AMD's third-generation Ryzen processors are less than two weeks away from release and benchmarks of the new chips' capabilities are leaking out in increasing frequency. The latest one shows AMD's eight-core, 16-thread, Ryzen 3800X going head to head with an Intel 9900K in Geekbench and it absolutely decimates it in multithreaded workloads. However, it does fall behind by a noticeable margin in single threaded score.
As the WCCFTech report shows, the Ryzen 3800X was able to hit 34,059 points in multithreaded tasks, while the 9900K is only able to manage 31,471 in the same test. That's a near 10 percent uplift in performance over the 9900K. Compared to the last-generation AMD 2700X too, there's a near 40 percent increase.
Single threaded performance is less impressive, with the 3800X managing 5,406, where the 9900K hits 6,236. The 2700X is still far behind however, with 4,860, showing that the 3800X still represents a big improvement in clock speed and instructions per clock.

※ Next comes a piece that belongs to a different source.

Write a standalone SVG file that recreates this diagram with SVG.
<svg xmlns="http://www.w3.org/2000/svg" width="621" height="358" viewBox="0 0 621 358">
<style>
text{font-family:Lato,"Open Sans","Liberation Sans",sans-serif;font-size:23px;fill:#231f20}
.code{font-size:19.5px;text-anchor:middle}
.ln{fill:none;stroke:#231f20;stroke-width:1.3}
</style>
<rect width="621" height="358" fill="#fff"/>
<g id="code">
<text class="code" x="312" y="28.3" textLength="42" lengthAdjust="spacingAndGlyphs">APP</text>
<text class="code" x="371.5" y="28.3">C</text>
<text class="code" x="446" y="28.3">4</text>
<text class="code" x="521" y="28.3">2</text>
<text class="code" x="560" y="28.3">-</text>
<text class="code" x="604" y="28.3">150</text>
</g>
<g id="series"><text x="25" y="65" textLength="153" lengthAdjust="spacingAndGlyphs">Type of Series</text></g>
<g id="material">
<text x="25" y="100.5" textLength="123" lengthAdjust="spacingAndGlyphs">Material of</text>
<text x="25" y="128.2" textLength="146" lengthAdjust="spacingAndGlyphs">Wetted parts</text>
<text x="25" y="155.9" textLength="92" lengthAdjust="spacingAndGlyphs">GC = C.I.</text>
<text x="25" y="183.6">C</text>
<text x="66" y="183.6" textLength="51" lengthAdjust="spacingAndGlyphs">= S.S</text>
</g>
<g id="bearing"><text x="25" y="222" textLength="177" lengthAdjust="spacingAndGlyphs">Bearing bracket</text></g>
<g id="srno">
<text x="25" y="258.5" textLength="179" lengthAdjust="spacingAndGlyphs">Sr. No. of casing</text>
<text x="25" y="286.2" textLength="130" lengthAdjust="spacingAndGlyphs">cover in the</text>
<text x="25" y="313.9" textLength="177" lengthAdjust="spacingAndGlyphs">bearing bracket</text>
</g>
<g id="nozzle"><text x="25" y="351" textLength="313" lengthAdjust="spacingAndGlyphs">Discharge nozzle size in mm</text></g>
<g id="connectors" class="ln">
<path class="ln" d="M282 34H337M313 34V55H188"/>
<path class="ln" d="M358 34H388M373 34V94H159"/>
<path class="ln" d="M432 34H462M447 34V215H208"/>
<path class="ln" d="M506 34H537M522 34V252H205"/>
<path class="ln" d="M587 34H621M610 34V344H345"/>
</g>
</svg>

But why is this happening when AMD promised solid single core performance? It's partly down to clock speed, where the 9900K can boost to 5GHz on a single core to deliver An 11 percent clock speed improvement over the 3800X, but it's also likely a memory issue. In the tests conducted here, the 3800X was benched with DDR4-2133 memory. Ryzen CPUs use AMD's infinity fabric technology to stitch its various CPU cores together and the fabric's frequency is tied to memory speed. So slower memory means a slower chip.
Ryzen 3000 CPUs support 3,200MHz memory right out of the gate and overclocking can take it far further. We would expect the 3800X to be much more competitive if benched with quicker memory. Indeed, in Tom's expanded testing, the single threaded performance was narrowed to just one percent when the 9900K was tested with slower memory.